A good leader is not just in government (the cynic would say never from government) and is found in all walks of life and in all sorts of organizations and communities. In Great Men and Sacrifice, I wrote that a good leader is also obsessed about the future and our past traditions:
I have only one point in all this. Let me ask you this: in Philippine society today, how often do we obsess about our future and how often do we concern ourselves with our past/traditions?

Great men lay their lives down, sure. Often, is not the greater sacrifice living such unhappy lives, taking on risks and trials---- suffering so that others may have happy or at least better lives? Anti-Hero or Villain, Linderman has a point: "great men are willing to sacrifice to save the world." Do you have what it takes to be great?
Leaders, change, making a difference--- they're no longer a monopoly of governments anymore. Can the future be designed because everyday people, ordinary people are making a difference right now: bringing up families, creating communities, innovating business and technology, helping each other and standing together. People can create their own future, right here, right now and are doing it every single day.

Government has become a nuisance.

It isn't anymore a case of being indifferent. People from all walks of life are doing what they can to make their lives better, on their own as best they could. Government and politicians have made the whole political genre a form of entertainment, like one big massive soap opera. So in television parlance: it has jumped the shark. it is not a case of being indifferent, it is a case of making government and politicians irrelevant.

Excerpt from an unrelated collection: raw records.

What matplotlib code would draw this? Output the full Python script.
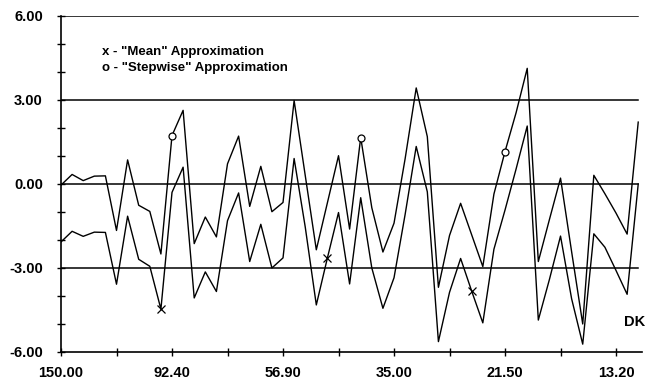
import numpy as np
import matplotlib.pyplot as plt

plt.rcParams['font.family'] = ['Liberation Sans', 'DejaVu Sans']

# DK values written under every tenth step
dk_labels = ["150.00", "92.40", "56.90", "35.00", "21.50", "13.20"]
y_labels = ["-6.00", "-3.00", "0.00", "3.00", "6.00"]
y_major = [-6, -3, 0, 3, 6]

# upper and lower bound curves, one value per step
upper = [-0.05, 0.33, 0.11, 0.27, 0.28, -1.67, 0.85, -0.77, -0.99, -2.51,
         1.72, 2.62, -2.14, -1.19, -1.90, 0.71, 1.70, -0.81, 0.62, -1.00,
         -0.67, 2.97, 0.30, -2.36, -0.68, 1.00, -1.62, 1.65, -0.86, -2.44,
         -1.41, 0.89, 3.42, 1.68, -3.70, -1.85, -0.70, -1.83, -2.96, -0.37,
         1.15, 2.54, 4.12, -2.78, -1.28, 0.20, -2.43, -5.01, 0.30, -0.36,
         -1.05, -1.80, 2.20]
lower = [-2.08, -1.70, -1.88, -1.73, -1.74, -3.59, -1.16, -2.70, -2.95, -4.48,
         -0.31, 0.59, -4.08, -3.15, -3.85, -1.32, -0.33, -2.78, -1.45, -3.01,
         -2.65, 0.90, -1.54, -4.33, -2.65, -1.03, -3.58, -0.50, -3.01, -4.45,
         -3.36, -1.10, 1.33, -0.29, -5.64, -3.88, -2.67, -3.84, -4.97, -2.34,
         -0.94, 0.53, 2.06, -4.87, -3.42, -1.87, -4.11, -5.73, -1.79, -2.27,
         -3.10, -3.95, -0.01]

# "Mean" (x) and "Stepwise" (o) approximation points
mean_idx = [9, 24, 37]
mean_val = [-4.48, -2.65, -3.84]
step_idx = [10, 27, 40]
step_val = [1.72, 1.65, 1.15]

steps = np.arange(len(upper))

fig = plt.figure(figsize=(6.47, 3.85), dpi=100)
ax = fig.add_axes([61 / 647, 1 - 351.7 / 385, 581 / 647, 336 / 385])

for v in [6, 3, 0, -3]:
    ax.axhline(v, xmin=0, xmax=577 / 581, color='black', lw=1.1, zorder=1)

ax.plot(steps, upper, color='black', lw=1.0, zorder=2)
ax.plot(steps, lower, color='black', lw=1.0, zorder=2)
ax.plot(step_idx, step_val, 'o', mfc='white', mec='black', ms=5, mew=0.9,
        zorder=3, clip_on=False)
ax.plot(mean_idx, mean_val, 'x', color='black', ms=5.5, mew=0.9, zorder=3)

ax.set_xlim(0, 52.34)
ax.set_ylim(-6, 6)

ax.spines['top'].set_visible(False)
ax.spines['right'].set_visible(False)
for s in ['left', 'bottom']:
    ax.spines[s].set_linewidth(1.2)

ax.set_xticks(range(0, 51, 10))
ax.set_xticklabels(dk_labels)
ax.set_xticks(range(5, 51, 10), minor=True)
ax.set_yticks(y_major)
ax.set_yticklabels(y_labels)
ax.set_yticks(range(-6, 7), minor=True)

ax.tick_params(which='both', direction='inout', length=6, width=1.0)
ax.tick_params(axis='x', pad=7)
ax.tick_params(axis='y', pad=10)
for lab in ax.get_xticklabels() + ax.get_yticklabels():
    lab.set_fontsize(10.5)
    lab.set_fontweight('bold')

fig.text(101.7 / 647, 1 - 51.7 / 385, 'x - "Mean" Approximation',
         fontsize=9.5, fontweight='bold', va='center', ha='left')
fig.text(101.7 / 647, 1 - 68.3 / 385, 'o - "Stepwise" Approximation',
         fontsize=9.5, fontweight='bold', va='center', ha='left')
fig.text(645 / 647, 1 - 322 / 385, 'DK', fontsize=10.5, fontweight='bold',
         va='center', ha='right')

fig.savefig('out.png', dpi=100)
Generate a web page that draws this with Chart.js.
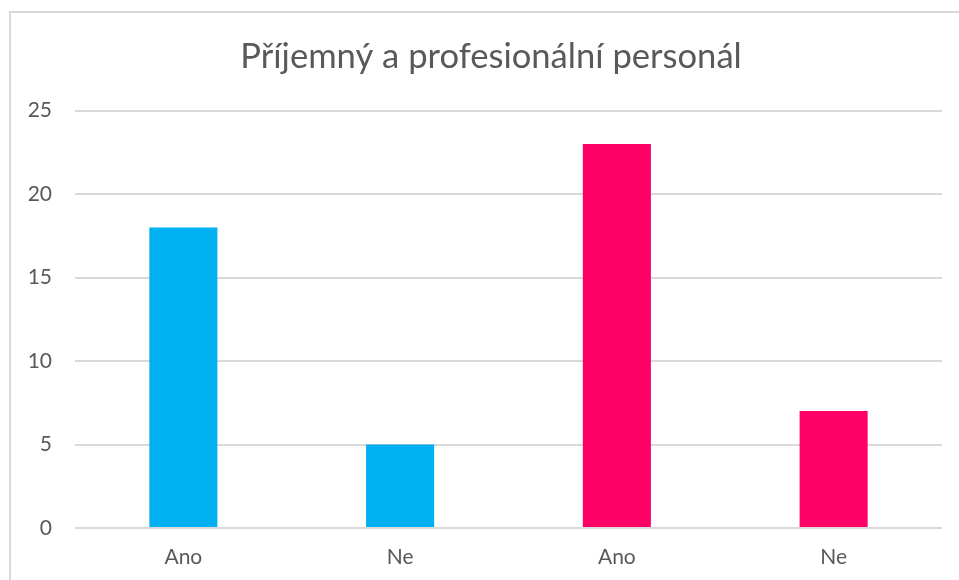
<!DOCTYPE html>
<html><head><meta charset="utf-8">
<script src="https://cdn.jsdelivr.net/npm/chart.js@4"></script>
<style>html,body{margin:0;padding:0;background:#fff}#wrap{position:relative;width:959px;height:580px}</style>
</head><body><div id="wrap"><canvas id="c" width="959" height="580"></canvas></div>
<script>
const titleText = "Příjemný a profesionální personál";
const categories = ["Ano", "Ne", "Ano", "Ne"];
const values = [18, 5, 23, 7];
const barColors = ["#00B0F0", "#00B0F0", "#FF0066", "#FF0066"];
const yTicks = [0, 5, 10, 15, 20, 25];

const frame = {
  id: 'frame',
  afterLayout(chart) {
    if (chart.titleBlock) { chart.titleBlock.left += 15; chart.titleBlock.right += 15; }
  },
  beforeDraw(chart) {
    const ctx = chart.ctx;
    ctx.save();
    ctx.fillStyle = '#fff';
    ctx.fillRect(0, 0, chart.width, chart.height);
    ctx.strokeStyle = '#d9d9d9';
    ctx.lineWidth = 2;
    ctx.strokeRect(10, 12, chart.width + 10, chart.height + 10);
    ctx.restore();
  }
};

new Chart(document.getElementById('c'), {
  type: 'bar',
  data: {
    labels: categories,
    datasets: [{
      data: values,
      backgroundColor: barColors,
      borderWidth: 0,
      categoryPercentage: 1,
      barPercentage: 0.314
    }]
  },
  options: {
    responsive: false,
    animation: false,
    devicePixelRatio: 1,
    layout: { padding: { left: 10, right: 17, top: 0, bottom: 12 } },
    plugins: {
      legend: { display: false },
      tooltip: { enabled: false },
      title: {
        display: true,
        text: titleText,
        color: '#595959',
        font: { family: 'Lato', size: 34.6, weight: 'normal' },
        padding: { top: 36, bottom: 33 }
      }
    },
    scales: {
      x: {
        afterFit(s) { s.height = 40; },
        grid: { display: false, drawTicks: false },
        border: { display: false },
        ticks: { color: '#595959', font: { family: 'Lato', size: 21 }, padding: 17, maxRotation: 0 }
      },
      y: {
        min: 0, max: 25,
        afterBuildTicks(s) { s.ticks = yTicks.map(v => ({ value: v })); },
        afterFit(s) { s.width = 65; },
        grid: { color: '#d9d9d9', lineWidth: 2, drawTicks: false },
        border: { display: false },
        ticks: { color: '#595959', font: { family: 'Lato', size: 21 }, padding: 23 }
      }
    }
  },
  plugins: [frame]
});
</script></body></html>
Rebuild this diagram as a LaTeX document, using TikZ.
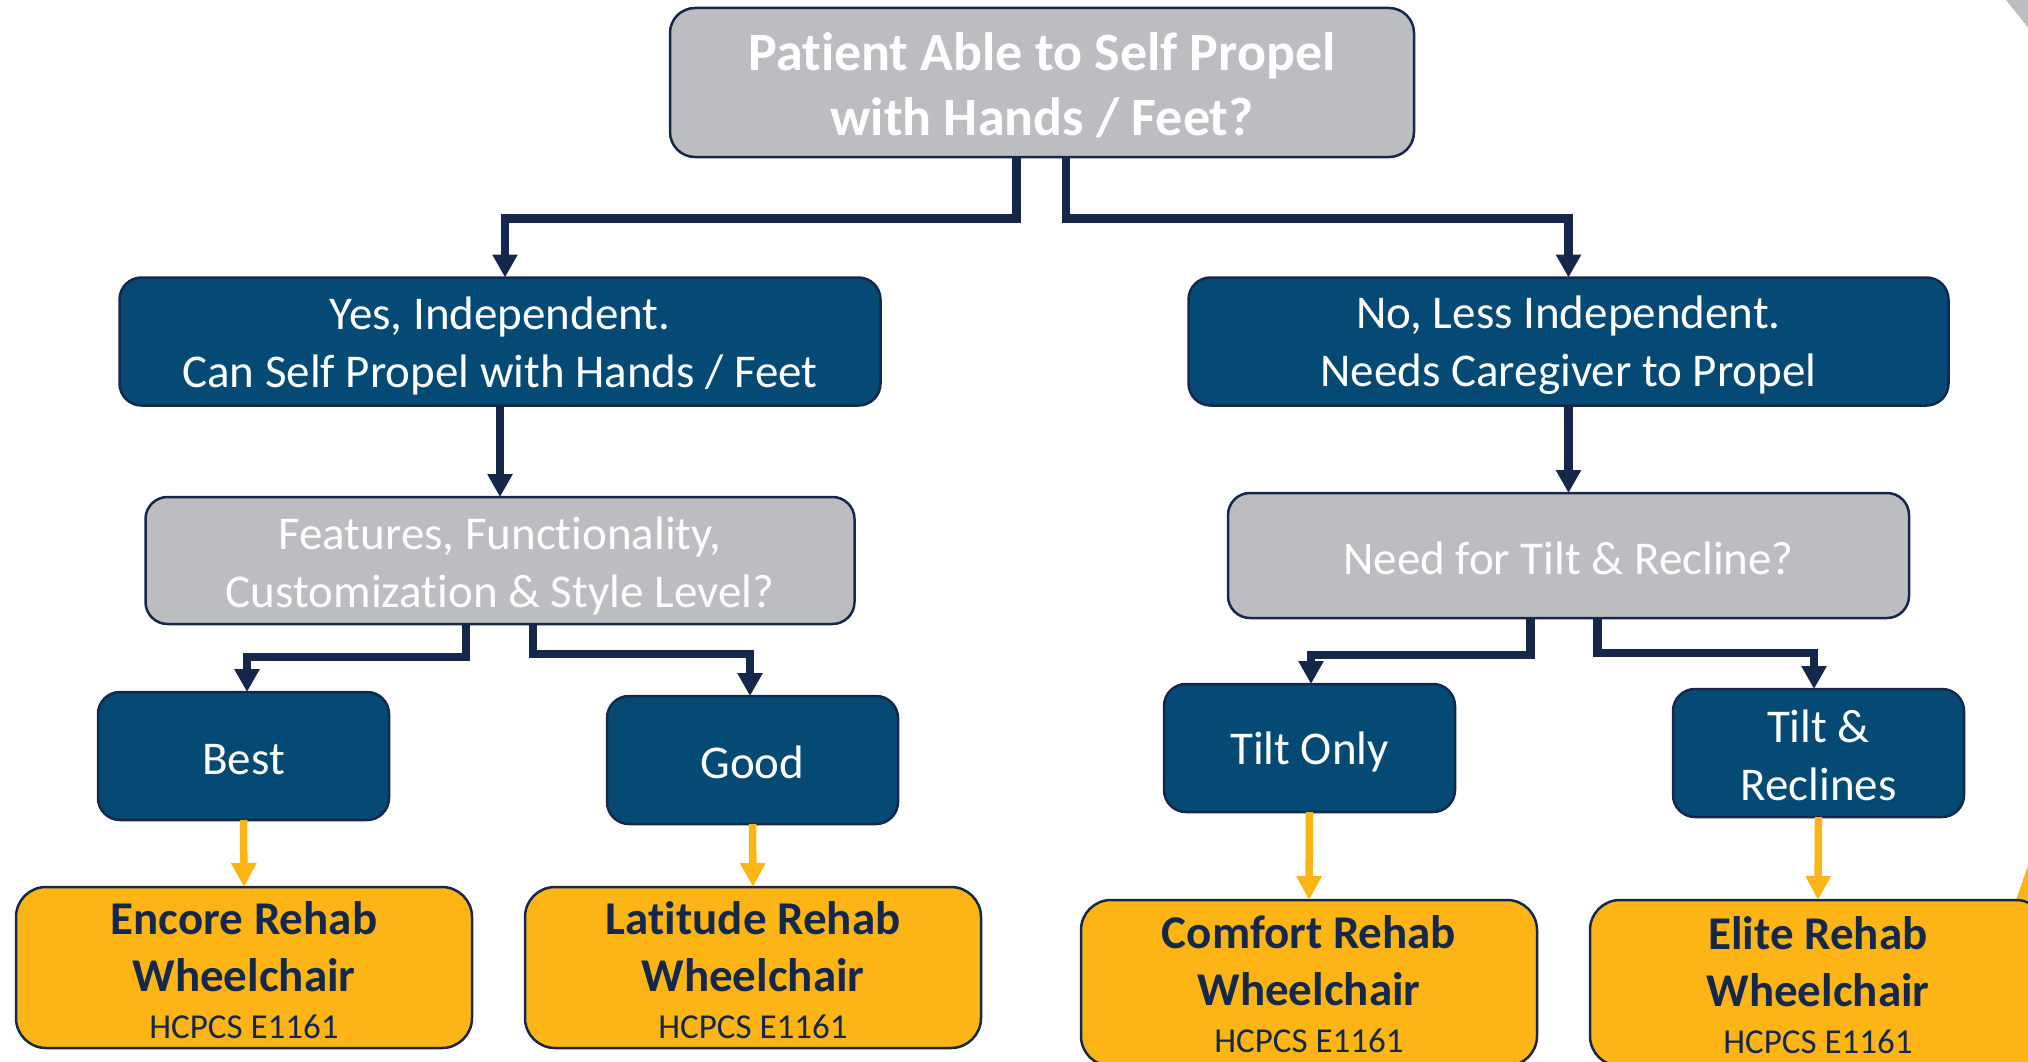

It is in the Politicians best interest to keep the status quo: the "for the boys" club, the same old ideas, the stifling of civil liberties and innovation, the "you are against us or with us" mentality and the oppression of those who have no voice (updated:) and of course employing tactics as Ricky Carandang wrote in pretzel logic:
If a cursory look at the partlists and their nominees can immediately raise questions like these, imagine what a more detailed examination could unearth. And yet the Comelec wanted the voter to simply trust their judgement and vote blindly for their partylist reps. By keeping the names under lock and key, Comelec facilitated the sale of partylist seats and exposed voters to the danger that they may actually be sending someone to Congress that did not represent them or their interests. (end of update)
Stating the obvious and the ridiculous: by what sign of good faith do politicians give us?

Kidding aside, will casting a vote now advance the greater good?

In this video from TED, BMW's Chris Bangle talked about building the next generation of SUV but what really struck me as even more important is the leadership lessons to be learned from his presentation:




download zip/mp4 here

Politicians and by politicians i mean the whole government establishment plus many of those who were there in EDSA, and a lot of the old crowd of middle-class believers are asking us to place our trust once more in the political system, in government. Seriously, it seem pointless really. We are way past indifference. If government becomes irrelevant, why bother dealing with it? "You are either against us, or with us," isn't that what the old boys taught us kids? The Everyman's leadership agenda is this: people are (and better off) leveraging their own success through their own hard work, sheer audaciousness and determination.

further reading:
[1] "Sun Tzu: Art of War", translated by Ralph D. Sawyer, p132-134.

2 comments:

Jon Limjap said...

so tell me, will you be voting next week?

Cocoy said...

honestly? i am still hoping something--- news, an idea, anything really, between now and the day of the election to convince me to vote.